L’electro irrigant bien des styles, on l’oublie un peu en tant que genre à part entière. Contre l’oubli, For Those I Love « For Those I Love » (UK-House), Bicep « Isles » (garage-foutoire), Tirzah « Colourgrade » (minimal), RP Boo « Established » (footwork), Eris Drew « Quivering In Time » (deep house) jouent la postérité.

Regain de vitalité pour le jazz notamment par les versants fusion et crossover. On y retrouve BadBadNotGood « Talk Memory », John Carroll Kirby « Septet », Theo Croker « Blk2Life/A Future Past » et bien évidemment Sons of Kemet « Black to the Future », Anthony Joseph « The Rich Are Only Defeated When Running for Their Lives » ou la nouvelle révélation UK jazz Chelsea Carmichael « The River Doesn't Like Strangers ». Sur des terrains moins balisés on retiendra Eivind Aarset / Eivind Aarset 4-Tet « Phantasmagoria or a Different Kind of Journey », Luke Stewart & Jarvis Earnshaw Quartet « Luke Stewart & Jarvis Earnshaw Quartet », Chris Corsano / Bill Orcutt « Made Out of Sound » et Vijay Iyer, Linda May Han Oh & Tyshawn Sorey « Uneasy »

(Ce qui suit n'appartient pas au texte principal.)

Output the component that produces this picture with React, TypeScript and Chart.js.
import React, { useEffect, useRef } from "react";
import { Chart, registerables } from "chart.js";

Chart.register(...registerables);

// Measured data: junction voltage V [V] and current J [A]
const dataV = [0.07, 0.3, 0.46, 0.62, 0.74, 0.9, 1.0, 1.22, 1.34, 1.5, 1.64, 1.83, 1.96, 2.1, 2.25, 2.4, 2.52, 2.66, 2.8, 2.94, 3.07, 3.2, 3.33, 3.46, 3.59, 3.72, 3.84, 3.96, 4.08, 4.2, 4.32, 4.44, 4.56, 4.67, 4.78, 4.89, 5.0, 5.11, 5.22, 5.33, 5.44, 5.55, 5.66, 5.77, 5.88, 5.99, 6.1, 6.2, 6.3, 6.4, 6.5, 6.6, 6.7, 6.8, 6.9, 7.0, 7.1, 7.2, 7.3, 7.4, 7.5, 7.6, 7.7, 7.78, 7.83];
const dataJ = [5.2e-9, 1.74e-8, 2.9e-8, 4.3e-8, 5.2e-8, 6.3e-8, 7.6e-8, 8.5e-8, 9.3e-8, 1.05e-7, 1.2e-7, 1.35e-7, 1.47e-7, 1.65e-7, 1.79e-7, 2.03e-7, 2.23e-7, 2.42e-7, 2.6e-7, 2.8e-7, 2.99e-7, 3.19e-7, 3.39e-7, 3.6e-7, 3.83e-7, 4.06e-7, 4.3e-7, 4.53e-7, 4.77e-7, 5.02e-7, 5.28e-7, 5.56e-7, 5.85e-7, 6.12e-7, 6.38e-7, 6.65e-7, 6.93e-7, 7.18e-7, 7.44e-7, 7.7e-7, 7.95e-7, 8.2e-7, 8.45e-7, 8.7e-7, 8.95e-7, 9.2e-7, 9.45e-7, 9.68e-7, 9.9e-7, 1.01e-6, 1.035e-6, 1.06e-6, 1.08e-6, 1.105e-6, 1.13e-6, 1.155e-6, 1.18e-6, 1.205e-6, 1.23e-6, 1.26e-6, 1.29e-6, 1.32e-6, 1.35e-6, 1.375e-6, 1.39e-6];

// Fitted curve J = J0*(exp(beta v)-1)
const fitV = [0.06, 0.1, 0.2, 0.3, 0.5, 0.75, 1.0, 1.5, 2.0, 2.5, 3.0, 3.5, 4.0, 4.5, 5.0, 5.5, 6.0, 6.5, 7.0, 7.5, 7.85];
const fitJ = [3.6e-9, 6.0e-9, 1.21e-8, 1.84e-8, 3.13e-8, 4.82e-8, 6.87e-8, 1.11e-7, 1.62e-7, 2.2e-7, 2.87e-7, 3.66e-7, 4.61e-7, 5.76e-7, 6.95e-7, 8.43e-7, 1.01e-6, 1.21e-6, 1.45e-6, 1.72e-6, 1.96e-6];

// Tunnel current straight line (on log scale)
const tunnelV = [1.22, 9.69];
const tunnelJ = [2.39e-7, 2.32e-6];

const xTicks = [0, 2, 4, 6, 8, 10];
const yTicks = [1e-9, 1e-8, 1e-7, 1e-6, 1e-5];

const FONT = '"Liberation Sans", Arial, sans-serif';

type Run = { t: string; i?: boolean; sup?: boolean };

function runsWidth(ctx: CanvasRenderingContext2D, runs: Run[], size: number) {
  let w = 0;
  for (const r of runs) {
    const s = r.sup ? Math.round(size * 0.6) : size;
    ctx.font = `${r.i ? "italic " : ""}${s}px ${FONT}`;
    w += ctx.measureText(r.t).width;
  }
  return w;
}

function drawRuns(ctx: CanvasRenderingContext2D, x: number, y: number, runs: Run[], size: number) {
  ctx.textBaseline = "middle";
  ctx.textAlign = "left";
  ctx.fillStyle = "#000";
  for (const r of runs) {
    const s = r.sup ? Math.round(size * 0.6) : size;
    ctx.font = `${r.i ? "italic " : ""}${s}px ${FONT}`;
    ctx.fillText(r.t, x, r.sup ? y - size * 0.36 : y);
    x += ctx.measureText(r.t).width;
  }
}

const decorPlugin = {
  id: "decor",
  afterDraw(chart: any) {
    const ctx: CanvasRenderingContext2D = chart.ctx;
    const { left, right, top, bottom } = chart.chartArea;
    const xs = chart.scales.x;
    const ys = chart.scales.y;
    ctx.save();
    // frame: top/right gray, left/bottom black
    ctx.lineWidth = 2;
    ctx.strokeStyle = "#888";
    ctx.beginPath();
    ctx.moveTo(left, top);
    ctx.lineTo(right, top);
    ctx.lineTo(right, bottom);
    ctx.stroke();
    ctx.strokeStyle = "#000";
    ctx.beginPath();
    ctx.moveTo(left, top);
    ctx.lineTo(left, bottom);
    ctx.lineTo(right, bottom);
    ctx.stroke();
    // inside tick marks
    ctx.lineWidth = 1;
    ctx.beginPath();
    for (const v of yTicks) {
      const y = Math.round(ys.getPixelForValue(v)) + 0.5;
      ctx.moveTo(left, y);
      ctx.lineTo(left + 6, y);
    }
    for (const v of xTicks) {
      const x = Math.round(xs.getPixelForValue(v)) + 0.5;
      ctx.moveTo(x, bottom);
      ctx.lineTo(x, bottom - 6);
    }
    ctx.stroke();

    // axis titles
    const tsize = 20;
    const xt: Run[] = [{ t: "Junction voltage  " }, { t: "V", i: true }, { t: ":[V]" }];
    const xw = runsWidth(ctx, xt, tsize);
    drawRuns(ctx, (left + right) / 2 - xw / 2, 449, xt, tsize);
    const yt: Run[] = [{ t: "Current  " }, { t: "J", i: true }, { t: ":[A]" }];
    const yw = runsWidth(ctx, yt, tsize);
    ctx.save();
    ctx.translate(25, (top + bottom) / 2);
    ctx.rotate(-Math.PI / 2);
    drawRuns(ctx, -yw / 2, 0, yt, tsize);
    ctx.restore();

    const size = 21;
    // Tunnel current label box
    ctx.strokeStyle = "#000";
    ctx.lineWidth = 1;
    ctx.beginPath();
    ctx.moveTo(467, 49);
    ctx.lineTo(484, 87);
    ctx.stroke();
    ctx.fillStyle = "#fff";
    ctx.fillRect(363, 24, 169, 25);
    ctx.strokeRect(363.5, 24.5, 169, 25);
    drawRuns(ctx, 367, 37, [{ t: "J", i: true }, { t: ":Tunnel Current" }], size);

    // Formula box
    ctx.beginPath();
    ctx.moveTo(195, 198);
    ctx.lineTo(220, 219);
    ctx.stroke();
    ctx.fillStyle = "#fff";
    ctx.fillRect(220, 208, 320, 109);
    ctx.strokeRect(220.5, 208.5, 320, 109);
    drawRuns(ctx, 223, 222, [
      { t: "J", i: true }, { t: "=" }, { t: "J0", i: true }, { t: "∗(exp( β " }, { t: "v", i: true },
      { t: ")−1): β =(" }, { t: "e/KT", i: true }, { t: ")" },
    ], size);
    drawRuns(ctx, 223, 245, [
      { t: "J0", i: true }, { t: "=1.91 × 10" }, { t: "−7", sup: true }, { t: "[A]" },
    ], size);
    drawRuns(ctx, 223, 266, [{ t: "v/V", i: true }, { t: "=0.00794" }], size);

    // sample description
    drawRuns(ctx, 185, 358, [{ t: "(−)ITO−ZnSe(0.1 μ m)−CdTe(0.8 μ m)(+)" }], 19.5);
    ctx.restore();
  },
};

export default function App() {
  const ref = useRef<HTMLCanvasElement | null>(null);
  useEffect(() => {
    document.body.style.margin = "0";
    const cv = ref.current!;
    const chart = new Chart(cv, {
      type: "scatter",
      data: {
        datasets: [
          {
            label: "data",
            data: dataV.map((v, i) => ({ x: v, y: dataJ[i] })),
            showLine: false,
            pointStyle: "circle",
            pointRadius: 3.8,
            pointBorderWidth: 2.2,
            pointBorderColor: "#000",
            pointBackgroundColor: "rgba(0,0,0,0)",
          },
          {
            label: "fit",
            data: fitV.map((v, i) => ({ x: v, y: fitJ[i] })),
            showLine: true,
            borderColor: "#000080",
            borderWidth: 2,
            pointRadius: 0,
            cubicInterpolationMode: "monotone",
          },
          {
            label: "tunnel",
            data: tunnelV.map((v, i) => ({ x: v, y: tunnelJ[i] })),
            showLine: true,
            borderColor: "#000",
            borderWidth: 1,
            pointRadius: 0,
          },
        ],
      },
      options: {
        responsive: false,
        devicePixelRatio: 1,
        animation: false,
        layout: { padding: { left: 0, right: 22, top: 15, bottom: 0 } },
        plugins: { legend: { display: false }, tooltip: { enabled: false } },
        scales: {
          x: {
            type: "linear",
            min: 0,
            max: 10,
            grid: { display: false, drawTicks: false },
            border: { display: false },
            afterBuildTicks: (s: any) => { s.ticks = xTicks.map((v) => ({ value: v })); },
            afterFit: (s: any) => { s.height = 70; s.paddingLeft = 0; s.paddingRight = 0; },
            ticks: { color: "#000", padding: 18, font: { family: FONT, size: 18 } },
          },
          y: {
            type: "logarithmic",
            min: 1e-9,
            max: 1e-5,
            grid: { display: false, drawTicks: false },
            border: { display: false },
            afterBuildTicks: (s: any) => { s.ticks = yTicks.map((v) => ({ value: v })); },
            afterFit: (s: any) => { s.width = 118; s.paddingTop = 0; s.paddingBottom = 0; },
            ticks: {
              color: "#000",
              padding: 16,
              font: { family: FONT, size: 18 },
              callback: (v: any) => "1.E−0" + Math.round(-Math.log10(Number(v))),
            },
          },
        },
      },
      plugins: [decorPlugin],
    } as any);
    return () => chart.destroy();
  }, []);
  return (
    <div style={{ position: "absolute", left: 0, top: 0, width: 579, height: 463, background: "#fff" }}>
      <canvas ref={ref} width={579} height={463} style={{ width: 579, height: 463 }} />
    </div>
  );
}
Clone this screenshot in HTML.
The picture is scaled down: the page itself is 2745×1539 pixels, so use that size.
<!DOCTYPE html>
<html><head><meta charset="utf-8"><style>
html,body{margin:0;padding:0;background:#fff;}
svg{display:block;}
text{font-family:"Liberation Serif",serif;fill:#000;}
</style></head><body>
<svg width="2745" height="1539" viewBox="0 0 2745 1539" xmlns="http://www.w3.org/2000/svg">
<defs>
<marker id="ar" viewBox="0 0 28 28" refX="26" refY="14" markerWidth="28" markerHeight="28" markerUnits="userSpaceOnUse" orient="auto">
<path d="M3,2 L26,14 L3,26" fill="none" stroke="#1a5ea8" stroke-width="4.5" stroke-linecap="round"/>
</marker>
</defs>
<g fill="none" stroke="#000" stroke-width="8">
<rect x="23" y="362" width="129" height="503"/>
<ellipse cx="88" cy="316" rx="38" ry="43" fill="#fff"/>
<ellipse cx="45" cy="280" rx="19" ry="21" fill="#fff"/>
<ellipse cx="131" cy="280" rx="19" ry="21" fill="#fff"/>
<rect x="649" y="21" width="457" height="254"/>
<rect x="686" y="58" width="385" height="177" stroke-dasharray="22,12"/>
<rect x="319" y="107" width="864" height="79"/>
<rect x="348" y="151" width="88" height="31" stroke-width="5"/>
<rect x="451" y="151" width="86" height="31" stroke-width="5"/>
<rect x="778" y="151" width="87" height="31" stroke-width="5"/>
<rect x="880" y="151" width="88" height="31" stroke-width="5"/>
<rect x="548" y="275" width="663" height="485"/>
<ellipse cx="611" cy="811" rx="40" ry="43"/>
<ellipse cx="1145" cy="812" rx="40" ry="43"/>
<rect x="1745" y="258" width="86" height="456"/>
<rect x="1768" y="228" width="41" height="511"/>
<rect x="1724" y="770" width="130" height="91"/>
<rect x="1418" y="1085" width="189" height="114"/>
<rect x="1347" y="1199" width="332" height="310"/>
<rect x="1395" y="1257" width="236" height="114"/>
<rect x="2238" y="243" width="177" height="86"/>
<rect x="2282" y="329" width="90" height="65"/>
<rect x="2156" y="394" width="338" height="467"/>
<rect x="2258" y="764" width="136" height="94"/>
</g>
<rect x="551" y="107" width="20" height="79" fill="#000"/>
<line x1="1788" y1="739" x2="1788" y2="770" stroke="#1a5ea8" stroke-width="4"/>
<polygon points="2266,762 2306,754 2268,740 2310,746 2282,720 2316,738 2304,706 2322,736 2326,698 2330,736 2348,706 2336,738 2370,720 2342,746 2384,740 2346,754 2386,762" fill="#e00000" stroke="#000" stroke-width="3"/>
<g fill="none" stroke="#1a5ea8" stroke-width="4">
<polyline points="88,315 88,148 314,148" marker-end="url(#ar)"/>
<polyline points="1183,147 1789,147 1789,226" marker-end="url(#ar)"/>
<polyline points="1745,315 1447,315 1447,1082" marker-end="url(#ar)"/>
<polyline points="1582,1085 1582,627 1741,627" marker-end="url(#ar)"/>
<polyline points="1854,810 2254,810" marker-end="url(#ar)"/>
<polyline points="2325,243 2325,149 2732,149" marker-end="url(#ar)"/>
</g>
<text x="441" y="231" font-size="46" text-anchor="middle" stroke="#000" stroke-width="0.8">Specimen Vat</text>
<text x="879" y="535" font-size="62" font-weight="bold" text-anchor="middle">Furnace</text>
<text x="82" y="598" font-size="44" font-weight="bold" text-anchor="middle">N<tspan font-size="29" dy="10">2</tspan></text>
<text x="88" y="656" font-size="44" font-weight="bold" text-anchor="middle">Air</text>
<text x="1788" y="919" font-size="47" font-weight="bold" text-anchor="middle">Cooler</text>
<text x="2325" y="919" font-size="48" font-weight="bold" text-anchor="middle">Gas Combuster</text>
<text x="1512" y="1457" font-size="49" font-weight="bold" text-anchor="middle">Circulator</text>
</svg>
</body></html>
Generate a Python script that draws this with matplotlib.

Et la France dans tout cela ? Restons en jazz pour une très belle cuvée pour des artistes aussi différents qu’Airelle Besson « Try ! », Thomas de Pourquery Supersonic « Back To The Moon », Sophia Domancich & Simon Goubert « Twofold Head », Edward Perraud « Hors Temps » et _UNK « Now_». Le rap en force avec des profils aussi divers que SCH « JVLIVS II», Orelsan « Civilisation » et des révélations comme Lala &ce « Everything Tasteful », Ichon « Encore + pour de vrai », Ziak « Akimbo ». Le repris de Justice, Gaspard Augé « Escapades » (french-touch nostalgique) et le lillois Myd "Born a Loser" (electro) s’offrent une belle visibilité à l’internationale. La Femme « Paradigmes » (rock-chanson) et Feu !Chatterton (chanson-rock) ont brillé. Juliette Armanet « Brûler le feu » (chanson-soul) et Clara Luciani « Cœur » (chanson-pop) rehaussent le ton de la variété. Laura Cahen « Une fille »,Malik Djoudi « Troie » et Léonie Pernet « Le Cirque de Consolation » distinguent la pop de chez nous. Le meilleur pour sa fin, Mendelson « Le Dernier Album » (rock) tire sa révérence, poignant à tordre le coup de n’importe quel chant du cygne.

Pour 2022, formulons le vœu de pouvoir écouter ces artistes sur scène.